El Demiurgo de Hurlingham dijo...

Me gusta saber de este escritora, gracias a este blog. Y me despertado la curiosidad sobre una escritora de pulp, además prolífica. Me gustaría leer las secuelas.

¿La ilustración fue hecha para el relato? Lo representa muy bien, con su conflicto.
El villano está muy bien imaginado, con todos sus rasgos, su personalidad. Tiene sentido que tenga cierto carisma, que nunca levante la voz, seguro de si mismo.

No creo notar que su propósito sea la reproducción de su especie. Tal vez sea sólo el placer. Y podría ser el producto de un experimento, más que un hijo transformado. Y hasta podría dudar que el accidente en el laboratorio haya sido un accidente. Tal vez fue capaz de asesinar a su padre o creador, para heredar su fortuna. Y fue astuto para llegar a tener influencia, como para una impunidad legal.
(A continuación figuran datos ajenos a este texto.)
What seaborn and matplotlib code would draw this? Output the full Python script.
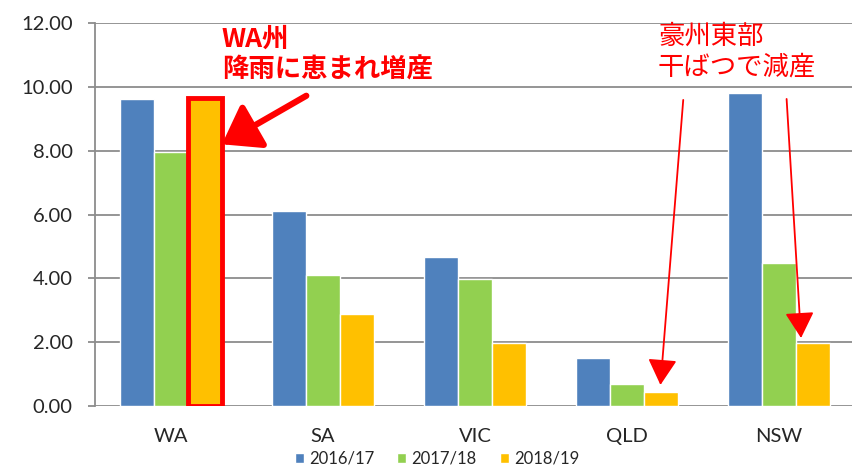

Tal vez no sea casual que Linda sea una nadadora, con físico atlético, como belleza. Tal vez esos rasgos la hayan hecho especialmente atractiva y deseable como presa. Y que la haya dominado, revela lo fuerte del acechador, lo que suma inquietud.
Y hubo una víctima que se parecía a ella. ¿Será por que no era ella o fue un adelanto de lo que habría hecho con Linda?

Gran relato. Gracias por traducirlo.